# START OF Excerpted records

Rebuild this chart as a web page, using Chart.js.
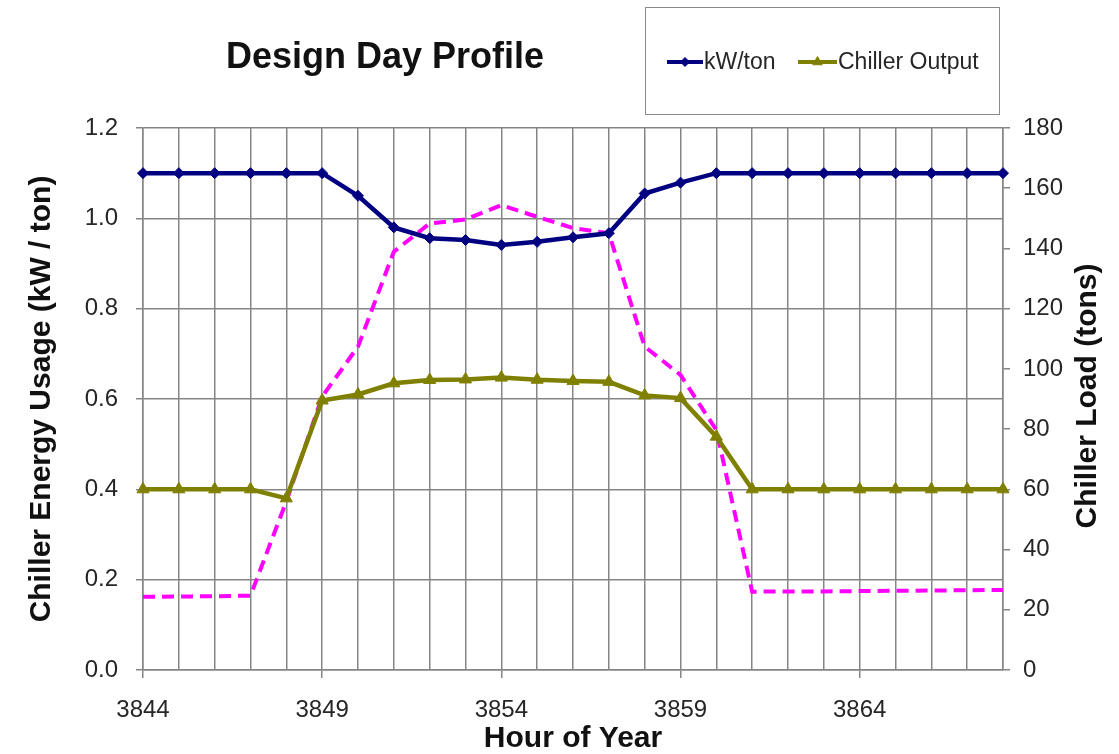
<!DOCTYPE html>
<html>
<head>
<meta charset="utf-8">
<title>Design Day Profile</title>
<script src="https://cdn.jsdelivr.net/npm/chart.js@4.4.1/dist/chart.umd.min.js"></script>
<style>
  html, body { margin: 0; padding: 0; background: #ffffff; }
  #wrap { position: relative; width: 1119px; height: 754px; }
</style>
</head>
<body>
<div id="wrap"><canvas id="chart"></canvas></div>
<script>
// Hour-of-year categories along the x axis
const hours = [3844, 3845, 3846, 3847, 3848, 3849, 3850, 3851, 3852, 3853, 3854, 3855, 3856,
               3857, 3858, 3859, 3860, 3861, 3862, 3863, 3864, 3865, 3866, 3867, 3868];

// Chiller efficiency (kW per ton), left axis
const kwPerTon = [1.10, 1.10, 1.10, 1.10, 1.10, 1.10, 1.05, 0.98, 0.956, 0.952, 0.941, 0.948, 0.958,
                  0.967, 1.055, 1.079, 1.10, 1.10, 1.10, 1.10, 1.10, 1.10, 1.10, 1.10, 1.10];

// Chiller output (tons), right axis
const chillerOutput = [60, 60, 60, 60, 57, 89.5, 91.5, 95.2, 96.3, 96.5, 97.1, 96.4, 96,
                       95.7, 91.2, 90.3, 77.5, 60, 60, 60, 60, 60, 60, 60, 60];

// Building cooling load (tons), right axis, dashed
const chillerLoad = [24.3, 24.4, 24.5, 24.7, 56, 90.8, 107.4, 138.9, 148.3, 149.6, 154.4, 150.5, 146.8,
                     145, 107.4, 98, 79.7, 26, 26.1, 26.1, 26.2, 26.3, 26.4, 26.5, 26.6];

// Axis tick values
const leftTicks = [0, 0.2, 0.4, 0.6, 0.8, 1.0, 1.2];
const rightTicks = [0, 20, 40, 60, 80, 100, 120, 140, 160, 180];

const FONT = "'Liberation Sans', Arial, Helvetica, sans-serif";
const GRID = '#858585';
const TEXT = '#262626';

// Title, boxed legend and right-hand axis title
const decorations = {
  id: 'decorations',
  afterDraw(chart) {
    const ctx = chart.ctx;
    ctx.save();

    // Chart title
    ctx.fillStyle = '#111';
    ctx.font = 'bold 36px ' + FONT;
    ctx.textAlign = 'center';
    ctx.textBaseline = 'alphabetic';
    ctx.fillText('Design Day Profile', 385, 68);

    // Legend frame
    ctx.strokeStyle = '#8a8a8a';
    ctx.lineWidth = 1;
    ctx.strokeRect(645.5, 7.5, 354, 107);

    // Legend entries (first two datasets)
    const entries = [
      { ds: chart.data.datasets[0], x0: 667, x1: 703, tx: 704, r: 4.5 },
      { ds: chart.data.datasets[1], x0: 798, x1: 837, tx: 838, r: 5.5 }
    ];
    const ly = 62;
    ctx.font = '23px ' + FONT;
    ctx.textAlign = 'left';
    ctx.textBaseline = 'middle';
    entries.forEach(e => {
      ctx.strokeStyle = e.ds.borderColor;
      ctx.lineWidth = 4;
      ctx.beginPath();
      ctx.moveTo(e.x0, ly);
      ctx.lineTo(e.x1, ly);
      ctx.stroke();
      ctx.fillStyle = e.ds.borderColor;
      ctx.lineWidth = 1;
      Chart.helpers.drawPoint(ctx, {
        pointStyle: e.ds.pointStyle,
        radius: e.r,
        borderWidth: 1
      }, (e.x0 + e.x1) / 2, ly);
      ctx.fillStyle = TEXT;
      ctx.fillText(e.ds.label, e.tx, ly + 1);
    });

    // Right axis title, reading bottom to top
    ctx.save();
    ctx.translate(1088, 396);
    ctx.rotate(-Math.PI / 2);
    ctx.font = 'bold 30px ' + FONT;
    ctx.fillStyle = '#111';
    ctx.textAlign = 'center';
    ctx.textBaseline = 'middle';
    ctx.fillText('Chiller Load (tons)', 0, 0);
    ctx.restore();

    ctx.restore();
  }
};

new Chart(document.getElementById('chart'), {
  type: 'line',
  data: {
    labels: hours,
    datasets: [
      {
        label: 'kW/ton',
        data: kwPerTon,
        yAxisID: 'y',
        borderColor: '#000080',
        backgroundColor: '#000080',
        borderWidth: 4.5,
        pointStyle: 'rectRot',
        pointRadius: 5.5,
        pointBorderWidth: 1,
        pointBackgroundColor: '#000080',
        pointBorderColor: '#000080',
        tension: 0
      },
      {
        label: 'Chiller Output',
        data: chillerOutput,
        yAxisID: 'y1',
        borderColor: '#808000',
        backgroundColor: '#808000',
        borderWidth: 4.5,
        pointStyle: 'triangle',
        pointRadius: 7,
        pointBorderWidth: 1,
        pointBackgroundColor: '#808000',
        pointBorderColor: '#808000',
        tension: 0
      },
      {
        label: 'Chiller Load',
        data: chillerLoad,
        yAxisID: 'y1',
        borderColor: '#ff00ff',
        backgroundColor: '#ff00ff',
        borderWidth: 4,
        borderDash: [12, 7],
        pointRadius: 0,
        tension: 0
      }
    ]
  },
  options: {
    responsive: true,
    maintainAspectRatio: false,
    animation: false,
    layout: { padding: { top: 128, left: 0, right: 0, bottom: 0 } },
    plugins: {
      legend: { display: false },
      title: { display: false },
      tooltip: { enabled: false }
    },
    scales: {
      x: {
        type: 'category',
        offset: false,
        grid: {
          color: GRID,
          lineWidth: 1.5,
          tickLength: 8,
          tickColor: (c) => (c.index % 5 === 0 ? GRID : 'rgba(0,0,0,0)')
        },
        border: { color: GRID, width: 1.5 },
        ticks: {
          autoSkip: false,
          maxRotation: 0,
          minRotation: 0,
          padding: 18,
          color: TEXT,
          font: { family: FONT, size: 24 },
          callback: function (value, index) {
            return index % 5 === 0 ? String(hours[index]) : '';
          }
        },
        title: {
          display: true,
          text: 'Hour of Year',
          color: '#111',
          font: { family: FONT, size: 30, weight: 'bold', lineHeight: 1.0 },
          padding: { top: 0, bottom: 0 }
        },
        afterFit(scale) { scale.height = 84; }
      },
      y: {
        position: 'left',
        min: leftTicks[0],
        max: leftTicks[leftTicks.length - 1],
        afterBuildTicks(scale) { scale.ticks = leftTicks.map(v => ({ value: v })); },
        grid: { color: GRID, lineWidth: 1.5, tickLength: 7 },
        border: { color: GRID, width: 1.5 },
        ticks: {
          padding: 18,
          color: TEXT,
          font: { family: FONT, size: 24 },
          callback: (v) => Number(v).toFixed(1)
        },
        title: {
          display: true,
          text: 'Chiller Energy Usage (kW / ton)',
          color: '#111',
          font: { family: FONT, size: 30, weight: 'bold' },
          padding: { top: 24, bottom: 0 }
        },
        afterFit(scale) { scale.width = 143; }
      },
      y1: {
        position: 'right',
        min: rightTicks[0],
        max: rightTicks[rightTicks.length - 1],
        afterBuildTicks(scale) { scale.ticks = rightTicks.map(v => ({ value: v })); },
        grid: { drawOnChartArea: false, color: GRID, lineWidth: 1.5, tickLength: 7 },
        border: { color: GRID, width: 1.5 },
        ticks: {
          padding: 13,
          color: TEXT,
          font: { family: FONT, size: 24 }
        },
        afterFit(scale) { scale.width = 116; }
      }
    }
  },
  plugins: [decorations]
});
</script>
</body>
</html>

# END OF Excerpted records
# START OF Excerpted records

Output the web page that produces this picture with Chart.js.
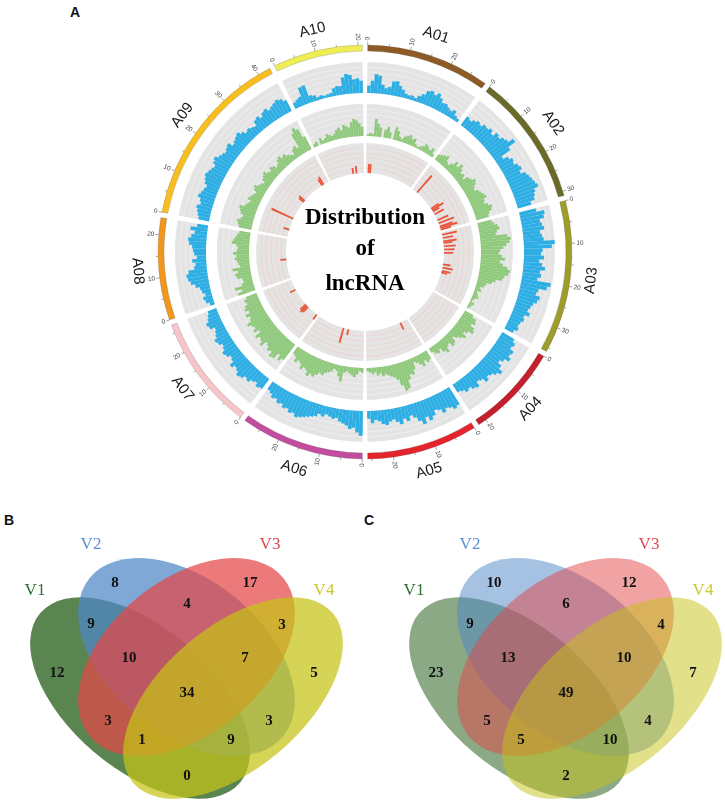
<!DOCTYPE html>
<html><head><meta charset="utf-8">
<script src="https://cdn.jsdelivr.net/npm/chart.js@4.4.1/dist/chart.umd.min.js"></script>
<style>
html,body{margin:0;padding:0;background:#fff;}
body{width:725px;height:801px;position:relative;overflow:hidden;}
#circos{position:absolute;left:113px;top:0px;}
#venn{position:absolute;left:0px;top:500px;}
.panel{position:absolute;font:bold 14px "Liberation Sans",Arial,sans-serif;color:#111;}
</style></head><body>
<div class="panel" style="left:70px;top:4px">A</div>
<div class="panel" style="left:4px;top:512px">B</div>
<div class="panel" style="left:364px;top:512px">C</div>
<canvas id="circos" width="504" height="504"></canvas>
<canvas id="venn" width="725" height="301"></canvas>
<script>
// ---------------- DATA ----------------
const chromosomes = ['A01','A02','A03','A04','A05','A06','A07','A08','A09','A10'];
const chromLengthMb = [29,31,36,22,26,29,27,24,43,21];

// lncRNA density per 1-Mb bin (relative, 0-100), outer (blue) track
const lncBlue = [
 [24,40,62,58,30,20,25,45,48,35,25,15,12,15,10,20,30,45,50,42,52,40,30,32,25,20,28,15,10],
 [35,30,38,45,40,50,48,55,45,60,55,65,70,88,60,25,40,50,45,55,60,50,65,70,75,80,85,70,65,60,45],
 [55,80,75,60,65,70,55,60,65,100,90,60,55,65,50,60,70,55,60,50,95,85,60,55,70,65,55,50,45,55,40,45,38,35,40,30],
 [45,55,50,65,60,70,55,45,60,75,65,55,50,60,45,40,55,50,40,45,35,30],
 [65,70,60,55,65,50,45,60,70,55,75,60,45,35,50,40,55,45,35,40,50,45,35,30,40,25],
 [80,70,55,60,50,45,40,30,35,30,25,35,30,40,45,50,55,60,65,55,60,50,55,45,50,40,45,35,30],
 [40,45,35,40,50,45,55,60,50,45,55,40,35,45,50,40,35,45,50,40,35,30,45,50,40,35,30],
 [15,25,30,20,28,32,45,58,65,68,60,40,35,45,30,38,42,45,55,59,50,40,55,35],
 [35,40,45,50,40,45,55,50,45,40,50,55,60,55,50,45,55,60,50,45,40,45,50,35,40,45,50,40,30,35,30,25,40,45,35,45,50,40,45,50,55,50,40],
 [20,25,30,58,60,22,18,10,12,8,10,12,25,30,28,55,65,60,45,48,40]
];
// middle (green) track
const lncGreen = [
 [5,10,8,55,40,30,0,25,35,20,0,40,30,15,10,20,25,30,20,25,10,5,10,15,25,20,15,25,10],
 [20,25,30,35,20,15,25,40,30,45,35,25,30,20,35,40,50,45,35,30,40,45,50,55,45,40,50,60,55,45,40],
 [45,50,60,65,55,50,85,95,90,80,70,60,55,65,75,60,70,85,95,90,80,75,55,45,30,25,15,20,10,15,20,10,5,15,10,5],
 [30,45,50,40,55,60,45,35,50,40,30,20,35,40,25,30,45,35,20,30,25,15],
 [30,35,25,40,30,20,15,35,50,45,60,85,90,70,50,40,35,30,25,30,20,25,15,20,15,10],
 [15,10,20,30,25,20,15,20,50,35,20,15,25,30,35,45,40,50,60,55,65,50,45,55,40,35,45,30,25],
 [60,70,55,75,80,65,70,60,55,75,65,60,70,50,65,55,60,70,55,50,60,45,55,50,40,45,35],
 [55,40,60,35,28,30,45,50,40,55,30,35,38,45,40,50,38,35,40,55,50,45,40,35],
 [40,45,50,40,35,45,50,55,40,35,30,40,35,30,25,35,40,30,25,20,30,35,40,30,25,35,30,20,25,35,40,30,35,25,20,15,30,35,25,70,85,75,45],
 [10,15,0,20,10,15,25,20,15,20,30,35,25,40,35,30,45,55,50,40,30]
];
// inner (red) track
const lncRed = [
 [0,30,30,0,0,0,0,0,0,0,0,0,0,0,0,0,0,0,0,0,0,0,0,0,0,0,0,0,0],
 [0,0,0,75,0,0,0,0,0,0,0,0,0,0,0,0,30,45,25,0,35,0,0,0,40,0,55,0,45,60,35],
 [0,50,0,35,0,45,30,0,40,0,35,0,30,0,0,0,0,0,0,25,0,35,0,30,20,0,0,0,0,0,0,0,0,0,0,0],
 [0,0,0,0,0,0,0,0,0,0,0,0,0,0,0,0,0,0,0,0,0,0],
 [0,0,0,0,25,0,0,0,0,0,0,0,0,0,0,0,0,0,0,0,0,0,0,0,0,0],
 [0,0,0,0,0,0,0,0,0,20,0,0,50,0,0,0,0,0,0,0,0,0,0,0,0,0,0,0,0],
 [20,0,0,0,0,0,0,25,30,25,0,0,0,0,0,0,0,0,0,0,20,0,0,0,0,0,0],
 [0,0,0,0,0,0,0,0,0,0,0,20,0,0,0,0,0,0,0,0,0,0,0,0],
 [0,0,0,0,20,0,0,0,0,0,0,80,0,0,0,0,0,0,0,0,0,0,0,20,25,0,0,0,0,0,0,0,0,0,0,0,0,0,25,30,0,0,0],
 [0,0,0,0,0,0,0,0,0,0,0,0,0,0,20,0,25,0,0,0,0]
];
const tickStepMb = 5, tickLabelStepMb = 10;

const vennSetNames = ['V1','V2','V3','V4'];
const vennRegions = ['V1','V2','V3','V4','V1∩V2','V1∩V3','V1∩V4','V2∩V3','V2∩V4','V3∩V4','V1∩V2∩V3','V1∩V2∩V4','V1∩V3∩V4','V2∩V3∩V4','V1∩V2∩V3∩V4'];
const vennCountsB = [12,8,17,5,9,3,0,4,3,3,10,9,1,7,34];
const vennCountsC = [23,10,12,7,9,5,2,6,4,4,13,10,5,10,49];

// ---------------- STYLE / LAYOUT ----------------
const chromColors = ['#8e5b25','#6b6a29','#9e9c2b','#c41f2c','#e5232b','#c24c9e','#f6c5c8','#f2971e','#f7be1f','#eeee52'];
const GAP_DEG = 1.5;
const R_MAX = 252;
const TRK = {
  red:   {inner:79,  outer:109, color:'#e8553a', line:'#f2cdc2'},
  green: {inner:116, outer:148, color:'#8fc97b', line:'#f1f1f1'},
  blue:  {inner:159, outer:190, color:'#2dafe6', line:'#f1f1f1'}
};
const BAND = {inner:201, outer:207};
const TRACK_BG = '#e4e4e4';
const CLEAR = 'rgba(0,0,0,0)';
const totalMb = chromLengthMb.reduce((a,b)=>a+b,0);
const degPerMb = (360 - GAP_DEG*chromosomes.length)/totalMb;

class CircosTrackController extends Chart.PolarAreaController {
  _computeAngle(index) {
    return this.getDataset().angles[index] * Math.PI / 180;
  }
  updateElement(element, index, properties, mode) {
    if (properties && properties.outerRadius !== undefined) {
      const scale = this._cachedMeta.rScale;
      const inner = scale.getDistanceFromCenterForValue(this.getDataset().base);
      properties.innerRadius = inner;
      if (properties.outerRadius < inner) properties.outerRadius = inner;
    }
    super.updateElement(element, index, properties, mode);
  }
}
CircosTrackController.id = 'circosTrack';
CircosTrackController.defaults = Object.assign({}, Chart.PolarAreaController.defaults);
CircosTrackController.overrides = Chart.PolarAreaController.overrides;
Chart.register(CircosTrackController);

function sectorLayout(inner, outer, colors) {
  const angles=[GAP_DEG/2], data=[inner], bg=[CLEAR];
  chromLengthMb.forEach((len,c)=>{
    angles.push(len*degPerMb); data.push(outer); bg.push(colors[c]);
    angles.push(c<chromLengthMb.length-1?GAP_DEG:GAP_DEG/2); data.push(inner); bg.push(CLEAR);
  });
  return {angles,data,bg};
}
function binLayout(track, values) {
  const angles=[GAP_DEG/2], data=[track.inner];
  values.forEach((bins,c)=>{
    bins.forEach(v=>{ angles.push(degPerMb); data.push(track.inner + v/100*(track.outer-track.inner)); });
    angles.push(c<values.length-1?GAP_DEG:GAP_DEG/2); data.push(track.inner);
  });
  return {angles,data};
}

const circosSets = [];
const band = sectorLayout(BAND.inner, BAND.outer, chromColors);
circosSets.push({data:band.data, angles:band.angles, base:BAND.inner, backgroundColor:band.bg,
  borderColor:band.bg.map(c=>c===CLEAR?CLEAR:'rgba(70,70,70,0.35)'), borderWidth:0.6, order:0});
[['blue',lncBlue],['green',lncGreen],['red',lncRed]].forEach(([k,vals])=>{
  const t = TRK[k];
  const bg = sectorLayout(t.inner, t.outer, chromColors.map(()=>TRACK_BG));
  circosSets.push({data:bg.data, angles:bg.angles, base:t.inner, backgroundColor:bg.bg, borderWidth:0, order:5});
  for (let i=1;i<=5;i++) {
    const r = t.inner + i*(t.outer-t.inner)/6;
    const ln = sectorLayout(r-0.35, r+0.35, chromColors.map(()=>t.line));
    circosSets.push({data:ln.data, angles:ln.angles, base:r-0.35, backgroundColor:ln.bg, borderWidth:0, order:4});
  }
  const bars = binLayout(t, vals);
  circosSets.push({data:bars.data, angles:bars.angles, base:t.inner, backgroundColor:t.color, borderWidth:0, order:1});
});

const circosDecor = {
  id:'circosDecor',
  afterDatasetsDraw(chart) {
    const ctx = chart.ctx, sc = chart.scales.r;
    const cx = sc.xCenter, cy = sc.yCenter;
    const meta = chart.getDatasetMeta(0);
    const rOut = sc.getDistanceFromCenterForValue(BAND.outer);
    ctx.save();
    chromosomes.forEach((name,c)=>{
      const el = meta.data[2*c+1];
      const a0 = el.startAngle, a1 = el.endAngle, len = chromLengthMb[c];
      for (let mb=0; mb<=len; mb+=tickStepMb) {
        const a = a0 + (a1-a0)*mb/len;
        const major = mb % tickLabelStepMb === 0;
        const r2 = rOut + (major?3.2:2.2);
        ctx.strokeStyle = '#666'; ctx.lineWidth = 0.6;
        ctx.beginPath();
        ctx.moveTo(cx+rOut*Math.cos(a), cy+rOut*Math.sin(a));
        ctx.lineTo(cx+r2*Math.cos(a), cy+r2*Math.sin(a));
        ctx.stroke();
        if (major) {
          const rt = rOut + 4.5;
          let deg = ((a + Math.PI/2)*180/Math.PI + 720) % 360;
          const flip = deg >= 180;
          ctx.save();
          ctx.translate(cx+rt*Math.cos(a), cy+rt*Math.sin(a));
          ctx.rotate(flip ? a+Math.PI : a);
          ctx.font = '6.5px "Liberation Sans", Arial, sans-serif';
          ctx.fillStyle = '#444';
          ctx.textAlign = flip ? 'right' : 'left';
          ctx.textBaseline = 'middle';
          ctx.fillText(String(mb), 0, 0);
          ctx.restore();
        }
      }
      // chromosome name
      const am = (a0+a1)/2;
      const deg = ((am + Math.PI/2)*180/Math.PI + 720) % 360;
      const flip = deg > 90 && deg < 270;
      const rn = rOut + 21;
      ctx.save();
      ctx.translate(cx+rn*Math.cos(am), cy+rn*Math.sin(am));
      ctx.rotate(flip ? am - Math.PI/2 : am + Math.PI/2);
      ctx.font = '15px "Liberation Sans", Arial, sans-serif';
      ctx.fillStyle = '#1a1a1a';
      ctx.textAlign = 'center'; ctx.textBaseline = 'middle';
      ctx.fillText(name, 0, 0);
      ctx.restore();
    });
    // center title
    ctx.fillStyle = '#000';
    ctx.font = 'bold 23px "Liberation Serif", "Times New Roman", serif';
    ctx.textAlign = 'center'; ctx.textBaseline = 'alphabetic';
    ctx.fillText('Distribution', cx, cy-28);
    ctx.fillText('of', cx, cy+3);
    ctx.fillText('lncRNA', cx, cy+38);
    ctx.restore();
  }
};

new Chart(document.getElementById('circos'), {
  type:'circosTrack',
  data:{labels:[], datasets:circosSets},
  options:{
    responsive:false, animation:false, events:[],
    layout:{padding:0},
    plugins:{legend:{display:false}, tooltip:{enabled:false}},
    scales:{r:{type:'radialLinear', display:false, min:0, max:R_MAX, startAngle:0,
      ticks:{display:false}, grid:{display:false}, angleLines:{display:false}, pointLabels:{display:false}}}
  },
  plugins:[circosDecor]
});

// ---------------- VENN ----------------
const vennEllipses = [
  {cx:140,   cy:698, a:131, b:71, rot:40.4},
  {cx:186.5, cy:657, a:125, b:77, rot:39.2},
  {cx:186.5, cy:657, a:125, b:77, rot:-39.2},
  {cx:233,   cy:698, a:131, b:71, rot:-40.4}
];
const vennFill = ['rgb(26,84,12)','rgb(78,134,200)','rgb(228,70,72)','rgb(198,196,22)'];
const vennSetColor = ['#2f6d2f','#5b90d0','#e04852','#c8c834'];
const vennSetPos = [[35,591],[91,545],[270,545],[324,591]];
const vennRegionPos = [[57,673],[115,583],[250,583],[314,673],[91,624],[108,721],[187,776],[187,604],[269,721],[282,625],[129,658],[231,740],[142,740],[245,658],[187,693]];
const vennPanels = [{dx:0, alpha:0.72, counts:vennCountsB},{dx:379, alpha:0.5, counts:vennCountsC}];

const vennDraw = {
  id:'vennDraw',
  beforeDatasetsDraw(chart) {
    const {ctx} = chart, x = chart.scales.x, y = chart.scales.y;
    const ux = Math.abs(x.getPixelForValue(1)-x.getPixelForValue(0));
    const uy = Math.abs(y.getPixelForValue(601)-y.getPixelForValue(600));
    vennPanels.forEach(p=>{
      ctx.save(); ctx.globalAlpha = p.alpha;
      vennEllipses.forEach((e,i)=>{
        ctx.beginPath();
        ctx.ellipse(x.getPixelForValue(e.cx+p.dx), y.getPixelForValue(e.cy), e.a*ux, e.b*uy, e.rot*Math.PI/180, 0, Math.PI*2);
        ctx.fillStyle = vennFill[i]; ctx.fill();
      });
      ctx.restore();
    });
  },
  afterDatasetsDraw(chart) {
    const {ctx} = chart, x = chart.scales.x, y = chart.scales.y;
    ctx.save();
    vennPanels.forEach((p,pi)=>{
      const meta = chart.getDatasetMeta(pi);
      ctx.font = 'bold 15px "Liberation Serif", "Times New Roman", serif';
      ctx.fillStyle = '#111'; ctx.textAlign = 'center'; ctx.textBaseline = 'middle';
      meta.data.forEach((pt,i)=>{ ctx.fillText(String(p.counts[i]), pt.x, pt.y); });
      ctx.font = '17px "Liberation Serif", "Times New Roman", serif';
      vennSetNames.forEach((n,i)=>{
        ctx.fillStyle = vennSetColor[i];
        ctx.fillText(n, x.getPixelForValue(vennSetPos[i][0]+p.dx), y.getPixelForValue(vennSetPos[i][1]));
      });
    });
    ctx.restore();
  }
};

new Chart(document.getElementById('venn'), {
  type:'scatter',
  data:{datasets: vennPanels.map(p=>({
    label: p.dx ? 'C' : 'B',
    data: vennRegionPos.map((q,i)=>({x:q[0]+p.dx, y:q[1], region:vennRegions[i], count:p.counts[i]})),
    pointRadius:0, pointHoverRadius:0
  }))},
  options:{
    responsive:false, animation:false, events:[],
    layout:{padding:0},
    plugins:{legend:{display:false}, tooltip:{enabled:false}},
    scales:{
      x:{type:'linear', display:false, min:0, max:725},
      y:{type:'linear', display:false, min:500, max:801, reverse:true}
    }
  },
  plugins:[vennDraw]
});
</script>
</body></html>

# END OF Excerpted records

#### [What you need to do]
Using the entries above, transcribe every line from the line containing "Output the web" through the line containing "const chromLengthMb = [29,31,36,22,26,29,27,24,43,21];". Do not copy pictures.

#### [The completed task]
Output the web page that produces this picture with Chart.js.
<!DOCTYPE html>
<html><head><meta charset="utf-8">
<script src="https://cdn.jsdelivr.net/npm/chart.js@4.4.1/dist/chart.umd.min.js"></script>
<style>
html,body{margin:0;padding:0;background:#fff;}
body{width:725px;height:801px;position:relative;overflow:hidden;}
#circos{position:absolute;left:113px;top:0px;}
#venn{position:absolute;left:0px;top:500px;}
.panel{position:absolute;font:bold 14px "Liberation Sans",Arial,sans-serif;color:#111;}
</style></head><body>
<div class="panel" style="left:70px;top:4px">A</div>
<div class="panel" style="left:4px;top:512px">B</div>
<div class="panel" style="left:364px;top:512px">C</div>
<canvas id="circos" width="504" height="504"></canvas>
<canvas id="venn" width="725" height="301"></canvas>
<script>
// ---------------- DATA ----------------
const chromosomes = ['A01','A02','A03','A04','A05','A06','A07','A08','A09','A10'];
const chromLengthMb = [29,31,36,22,26,29,27,24,43,21];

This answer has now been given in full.